In an accompanying editorial, Australian researchers Dr Elizabeth Denney-Wilson and Dr Karen Campbell, said that a mechanism that helps make us fat today may, until relatively recently, have been an evolutionary advantage, helping us grab more food when resources were scarce.

They said that, if possible, children should be encouraged to eat slowly, and allowed to stop when they felt full up at mealtimes.

Dr Jason Halford, Director of the Kissileff Human Ingestive Behaviour Laboratory at the University of Liverpool, said that the way we eat was slowly being seen as a key area in obesity research, especially since the publication of studies highlighting a genetic variant linked to "feelings of fullness".

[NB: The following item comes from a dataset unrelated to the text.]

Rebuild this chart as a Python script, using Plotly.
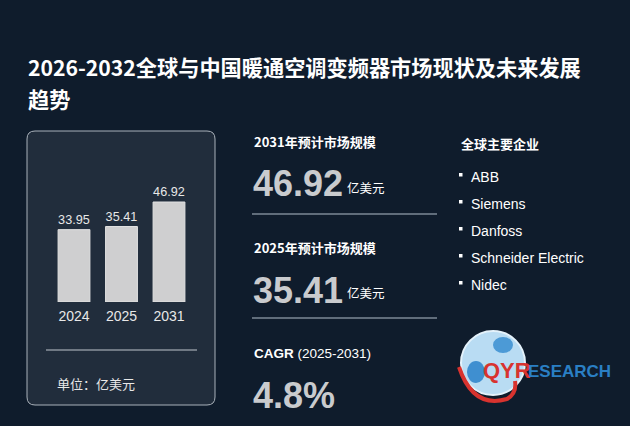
import plotly.graph_objects as go

# data
years = ["2024", "2025", "2031"]
market_size = [33.95, 35.41, 46.92]
size_2031 = "46.92"
size_2025 = "35.41"
cagr = "4.8%"
companies = ["ABB", "Siemens", "Danfoss", "Schneider Electric", "Nidec"]
title_lines = ["2026-2032全球与中国暖通空调变频器市场现状及未来发展", "趋势"]

W, H = 630, 426
BG = "#0f1c2c"
CJK = "Noto Sans CJK SC"
LAT = "Liberation Sans, Arial, sans-serif"


def px(x):
    return x / W


def py(y):
    return 1 - y / H


fig = go.Figure()
fig.add_trace(go.Bar(
    x=years, y=market_size,
    marker=dict(color="#cfcfd0", line=dict(color="#e2e2e2", width=1)),
    text=[f"{v:.2f}" for v in market_size], textposition="outside",
    textfont=dict(color="#e8e8e8", size=14, family=LAT),
    cliponaxis=False, width=0.67, hoverinfo="skip",
))

fig.update_layout(
    width=W, height=H, margin=dict(l=0, r=0, t=0, b=0),
    paper_bgcolor=BG, plot_bgcolor="rgba(0,0,0,0)",
    showlegend=False,
    xaxis=dict(domain=[px(50.25), px(192.75)], showgrid=False, zeroline=False,
               showline=False, ticks="", tickfont=dict(color="#e8e8e8", size=14, family=LAT),
               ticklabelstandoff=4),
    yaxis=dict(domain=[py(302), py(150)], range=[0, 46.92 * 152 / 100], visible=False),
)

# card with rounded corners
x0, y0, x1, y1, r = px(27), py(131), px(215), py(405), 8
rx, ry = r / W, r / H
card = (f"M {x0+rx},{y0} L {x1-rx},{y0} Q {x1},{y0} {x1},{y0-ry} "
        f"L {x1},{y1+ry} Q {x1},{y1} {x1-rx},{y1} L {x0+rx},{y1} "
        f"Q {x0},{y1} {x0},{y1+ry} L {x0},{y0-ry} Q {x0},{y0} {x0+rx},{y0} Z")
fig.add_shape(type="path", path=card, xref="paper", yref="paper",
              fillcolor="rgba(255,255,255,0.08)", line=dict(color="#a9b1ba", width=1), layer="below")
fig.add_shape(type="line", xref="paper", yref="paper", x0=px(46), x1=px(197), y0=py(350), y1=py(350),
              line=dict(color="#c0c6cc", width=1))

ann = []


def text(x, y, s, size, color="white", family=CJK, anchor="left"):
    ann.append(dict(x=px(x), y=py(y), xref="paper", yref="paper", text=s, showarrow=False,
                    xanchor=anchor, yanchor="middle", align="left",
                    font=dict(size=size, color=color, family=family)))


text(26, 67, f"<b>{title_lines[0]}</b>", 21.2)
text(26, 98, f"<b>{title_lines[1]}</b>", 21.2)
text(55, 383, "单位：亿美元", 13, "#e8e8e8")

# middle column
text(252, 142, "<b>2031年预计市场规模</b>", 13)
text(251, 183, f"<b>{size_2031}</b>", 36, "#c9cbce", LAT)
text(345, 187, "亿美元", 12.5)
text(252, 247, "<b>2025年预计市场规模</b>", 13)
text(251, 290, f"<b>{size_2025}</b>", 36, "#c9cbce", LAT)
text(345, 292, "亿美元", 12.5)
text(252, 353, "<b>CAGR</b> (2025-2031)", 13.5, "white", LAT)
text(251, 395, f"<b>{cagr}</b>", 36, "#c9cbce", LAT)
for yy in (214, 318):
    fig.add_shape(type="line", xref="paper", yref="paper", x0=px(252), x1=px(437), y0=py(yy), y1=py(yy),
                  line=dict(color="#7d8896", width=1.5))

# right column
text(459, 143, "<b>全球主要企业</b>", 13)
for i, c in enumerate(companies):
    yy = 176 + i * 27
    fig.add_shape(type="rect", xref="paper", yref="paper", x0=px(459), x1=px(462.5), y0=py(yy - 3), y1=py(yy + 0.5),
                  fillcolor="white", line=dict(width=0))
    text(469, yy + 1, c, 14, "white", LAT)

# logo: globe, red swoosh, wordmark
cx, cy, rad = 493, 363, 32
fig.add_shape(type="circle", xref="paper", yref="paper", x0=px(cx - rad), x1=px(cx + rad),
              y0=py(cy + rad), y1=py(cy - rad), fillcolor="#b9dcf3", line=dict(color="#e4f2fb", width=2))
fig.add_shape(type="circle", xref="paper", yref="paper", x0=px(cx - 26), x1=px(cx - 8),
              y0=py(cy + 20), y1=py(cy - 2), fillcolor="#3f8fd0", line=dict(width=0))
fig.add_shape(type="circle", xref="paper", yref="paper", x0=px(cx), x1=px(cx + 20),
              y0=py(cy - 10), y1=py(cy - 26), fillcolor="#4c9ad6", line=dict(width=0))
fig.add_shape(type="path", xref="paper", yref="paper",
              path=f"M {px(cx-rad-2)},{py(cy+4)} Q {px(cx-20)},{py(cy+rad+14)} {px(cx+14)},{py(cy+rad+4)} "
                   f"Q {px(cx+24)},{py(cy+rad-2)} {px(cx+22)},{py(cy+18)}",
              line=dict(color="#d8332f", width=4))
text(481, 370, "<b>QYR</b>", 22, "#d8332f", LAT)
text(526, 371, "<b>ESEARCH</b>", 17, "#2a7fc4", LAT)

fig.update_layout(annotations=ann)
fig.write_html("out.html", config={"displayModeBar": False},
               post_script="document.body.style.margin='0';document.body.style.background='%s';" % BG)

His own work, recently published in the Journal of Psychopharmacology, found that anti-obesity drug sibutramine worked by slowing down the rate at which obese patients ate.

He said: "What the Japanese research shows is that individual differences in eating behaviour underlie over-consumption of food and are linked to obesity.

"Other research has found evidence of this in childhood, suggesting that it could be inherited or learned at a very early age."

He said that there was no evidence yet that trying to slow down mealtimes for children would have an impact on future obesity rates.